My goal is to be able to build a viable, purely CSS template, unfettered by dependencies of GoLive or Dreamweaver templates. Considering there are over 200 Web sites (and growing!) that our Web department maintains, moving to pure CSS designs would be a big advantage.

Tim (my co-worker) and I recently took a CSS workshop and are working on layouts using pure CSS. We’ve started this switch in steps. We were already using Cascading Style Sheets to manipulate text; now we’re creating menus with image rollovers and text links that work seamlessly together. I just finshed a redesign for the Fink Beef Genetics site – it is a hybrid of tables and CSS.

The original design had nested tables.

I’m lessening my dependency on tables in steps. I want to make sure I have solid CSS coding skills [as in, not abusing DIV tags in my HTML and not getting class-happy in my CSS], before implementing a pure CSS template for a real site.

One of the neat uses for CSS I’ve discovered recently is the ability to have an image rollover effect while still using text links. See the new Fink Beef Genetics design for an example. Why is this important? Because adding to or taking away from their navigation is now simplified. All I have to do is delete a line of code or add a line of code. With the old way, it would take hours to modify the navigation; now it takes just minutes.

With navigation, using an image rollover or images as the navigation can be a pain. Yes, you get the exact font you saw in your comp., but robots crawling your site can’t read where the navigation leads to, and images take longer to load than plain text. Also, when a change in the navigation is requested, I have to:

  1. Go back to the original comp. and rebuild the navigation by hand,
  2. Save the new images, and replace the old images with the new,
  3. Rebuild the entire template from scratch.

For a larger site like Eby, this is a huge undertaking. Go ahead, visit their horses section. Notice the image links at the top of the page? The one named “Pedigrees?” Changing that from “Horses” took several hours of work. While it sounds like a simple request (and it should be), because of the old systems in place, it takes a ridiculous amount of time to fix.
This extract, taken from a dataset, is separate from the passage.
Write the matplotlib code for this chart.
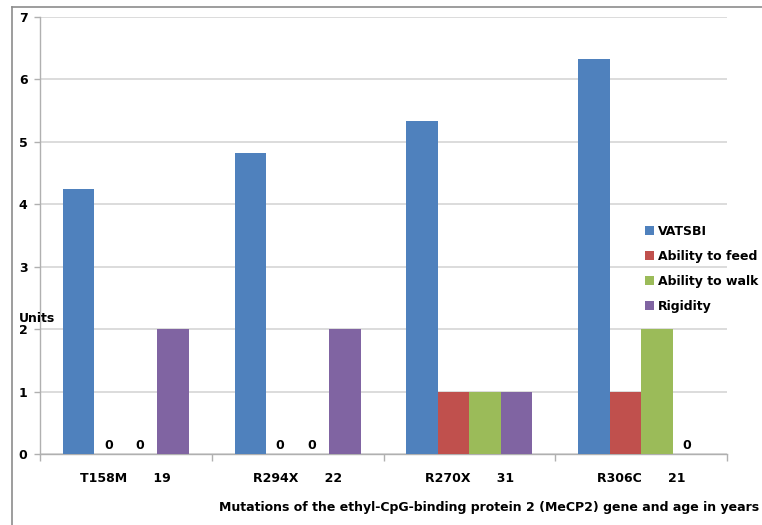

So, pure CSS sites are a win-win situation for our clients because:

  1. Navigation loads faster, and without the errors that JavaScript can sometimes encounter.
  2. The layout loads once. With tables, the layout has to load again and again, with each new page request. Essentially, the client’s web site now takes seconds to load on a dial-up connection, instead of minutes.
  3. The web site naturally becomes more handicap-accessible. This is good for all visitors (handicapped or not), and it also makes the site easier for the search engines to find, crawl, and index (or file, as the print world says it).

More to come. As we head into our busy season, there may not be much time available to devote to new projects; but no matter how busy it gets, we are always making improvements as we go along.